City prosecutor John Blanchard said between the first and second set of charges, Wallace’s drug activity had increased and so had her erratic behavior. Over a three-day period, he said, Wallace entered the alleged victim’s residence late at night without permission, stood outside and shouted for her, assaulted her, followed her to work and around the city. He said the women had dated for three years, but the victim broke off the relationship and Wallace wouldn’t accept that.
Blanchard said Wallace was convicted in January of breach of bail and simple assault of the same woman and was given a six-month suspended sentence. But even the prospect of jail did not change Wallace’s behavior. He questioned why Wallace had not sought drug treatment before, if that is her goal in seeking release on personal recognizance bail.
Robidas said Wallace just recently starting getting insurance. Now, he said: “She has the resources to get treatment.” She could get an evaluation quickly at the Farnum Center, he said, although it could take three or four months to gain admission to a residential program.
The judge was not persuaded by Robidas’ arguments.
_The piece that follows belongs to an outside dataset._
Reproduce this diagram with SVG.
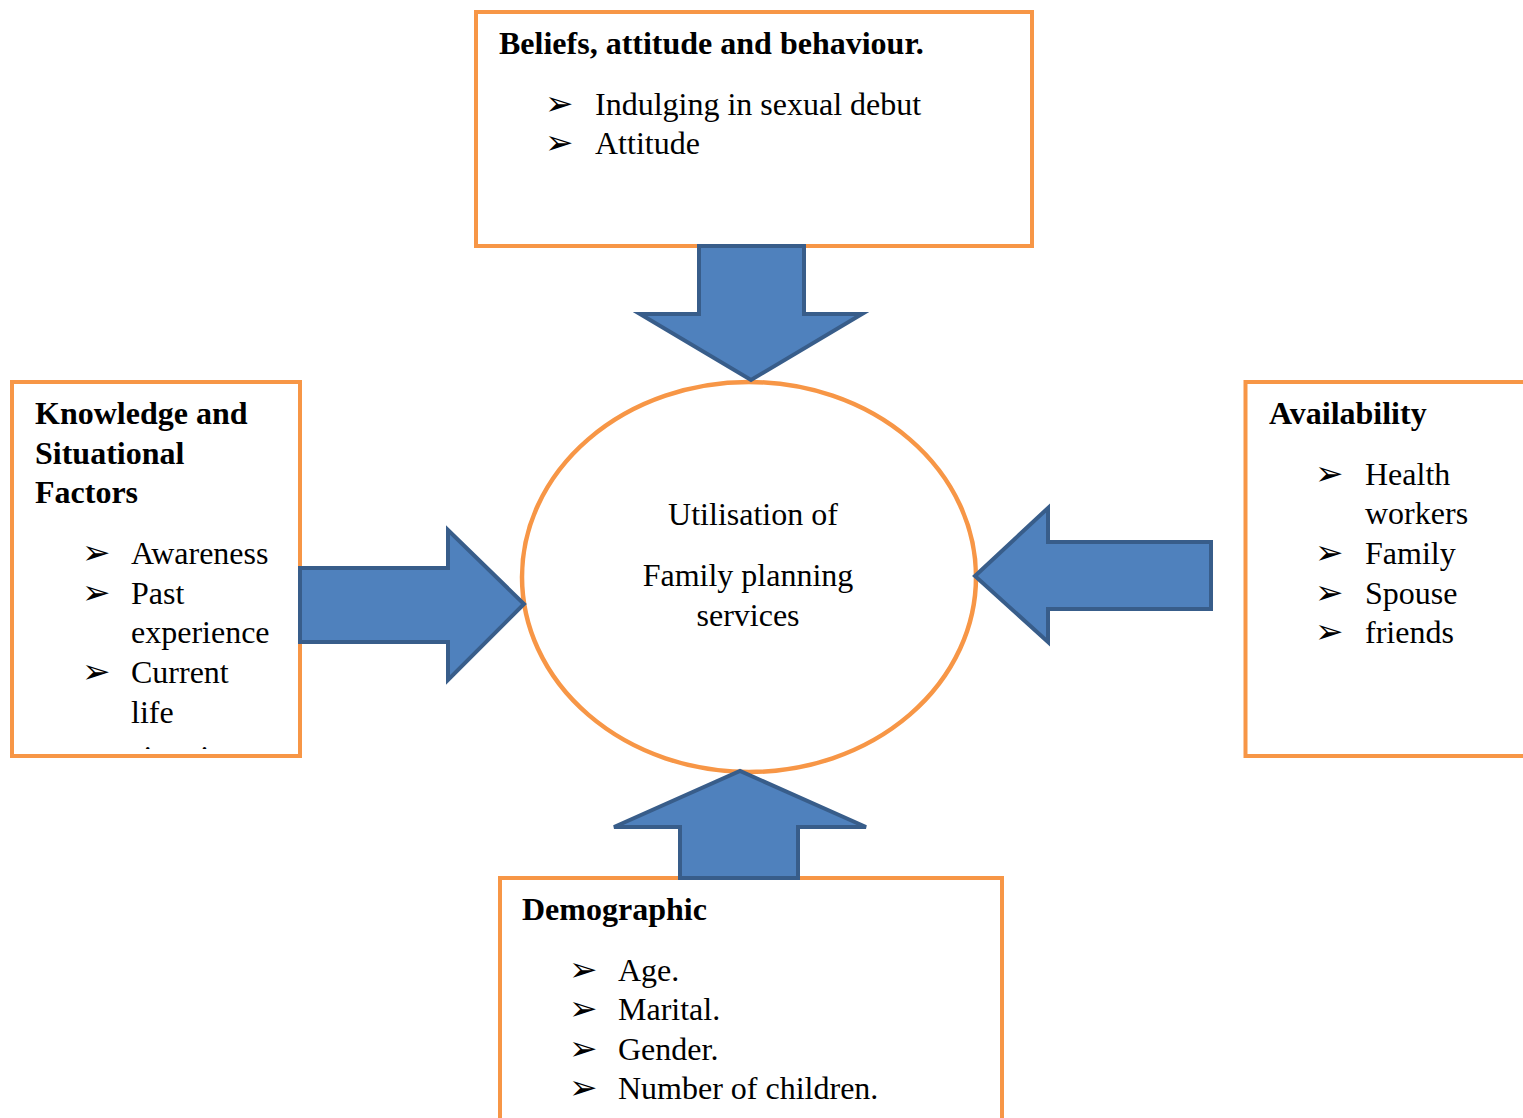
<svg xmlns="http://www.w3.org/2000/svg" width="1523" height="1118" viewBox="0 0 1523 1118">
<style>
.box{fill:#ffffff;stroke:#F79646;stroke-width:4}
.arrow{fill:#4F81BD;stroke:#385D8A;stroke-width:4;stroke-linejoin:miter}
.h{font-family:"Liberation Serif","Times New Roman",serif;font-size:32px;font-weight:bold;fill:#000}
.t{font-family:"Liberation Serif","Times New Roman",serif;font-size:32px;fill:#000}
.b{font-family:"DejaVu Sans",sans-serif;font-size:34px;fill:#000}
</style>
<defs>
<clipPath id="clipLeft"><rect x="14" y="384" width="284" height="365"/></clipPath>
</defs>
<rect width="1523" height="1118" fill="#ffffff"/>

<g id="node-beliefs">
<rect class="box" x="476" y="12" width="556" height="234"/>
<text class="h" x="499" y="54">Beliefs, attitude and behaviour.</text>
<text class="b" x="545" y="115">➢</text>
<text class="t" x="595" y="115">Indulging in sexual debut</text>
<text class="b" x="545" y="154">➢</text>
<text class="t" x="595" y="154">Attitude</text>
</g>

<g id="node-knowledge">
<rect class="box" x="12" y="382" width="288" height="374"/>
<text class="h" x="35" y="424">Knowledge and</text>
<text class="h" x="35" y="464">Situational</text>
<text class="h" x="35" y="503">Factors</text>
<text class="b" x="82" y="564">➢</text>
<text class="t" x="131" y="564">Awareness</text>
<text class="b" x="82" y="604">➢</text>
<text class="t" x="131" y="604">Past</text>
<text class="t" x="131" y="643">experience</text>
<text class="b" x="82" y="683">➢</text>
<text class="t" x="131" y="683">Current</text>
<text class="t" x="131" y="723">life</text>
<text class="t" x="131" y="768" clip-path="url(#clipLeft)">situation</text>
</g>

<g id="node-availability">
<rect class="box" x="1245.5" y="382" width="290" height="374"/>
<text class="h" x="1269" y="424">Availability</text>
<text class="b" x="1315" y="485">➢</text>
<text class="t" x="1365" y="485">Health</text>
<text class="t" x="1365" y="524">workers</text>
<text class="b" x="1315" y="564">➢</text>
<text class="t" x="1365" y="564">Family</text>
<text class="b" x="1315" y="604">➢</text>
<text class="t" x="1365" y="604">Spouse</text>
<text class="b" x="1315" y="643">➢</text>
<text class="t" x="1365" y="643">friends</text>
</g>

<g id="node-demographic">
<rect class="box" x="500" y="878" width="502" height="260"/>
<text class="h" x="522" y="920">Demographic</text>
<text class="b" x="569" y="981">➢</text>
<text class="t" x="618" y="981">Age.</text>
<text class="b" x="569" y="1020">➢</text>
<text class="t" x="618" y="1020">Marital.</text>
<text class="b" x="569" y="1060">➢</text>
<text class="t" x="618" y="1060">Gender.</text>
<text class="b" x="569" y="1099">➢</text>
<text class="t" x="618" y="1099">Number of children.</text>
</g>

<g id="node-utilisation">
<ellipse cx="749" cy="577" rx="227" ry="195" fill="#ffffff" stroke="#F79646" stroke-width="4.5"/>
<text class="t" x="753" y="525" text-anchor="middle">Utilisation of</text>
<text class="t" x="748" y="586" text-anchor="middle">Family planning</text>
<text class="t" x="748" y="626" text-anchor="middle">services</text>
</g>

<g id="connectors">
<polygon class="arrow" points="699,246 804,246 804,314 862,314 751,380 640,314 699,314"/>
<polygon class="arrow" points="300,568 448,568 448,530 524,604 448,680 448,642 300,642"/>
<polygon class="arrow" points="1211,542 1048,542 1048,508 975,576 1048,642 1048,609 1211,609"/>
<polygon class="arrow" points="680,878 680,827 614,827 740,771 866,827 798,827 798,878"/>
</g>
</svg>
He revoked Wallace’s bail, saying she would be held not only through the probable cause hearing date Aug. 7, but also through her trial date on the disobeying misdemeanor, originally scheduled for Aug. 27, but changed to Aug. 25 to accommodate Robidas’ schedule.
“I’m particularly concerned about the victim,” said Barry. There is no combination of conditions that could prevent Wallace from trying to contact the victim, he said, so he was ordering her held until the Aug. 25 trial on both the misdemeanor and the new charges.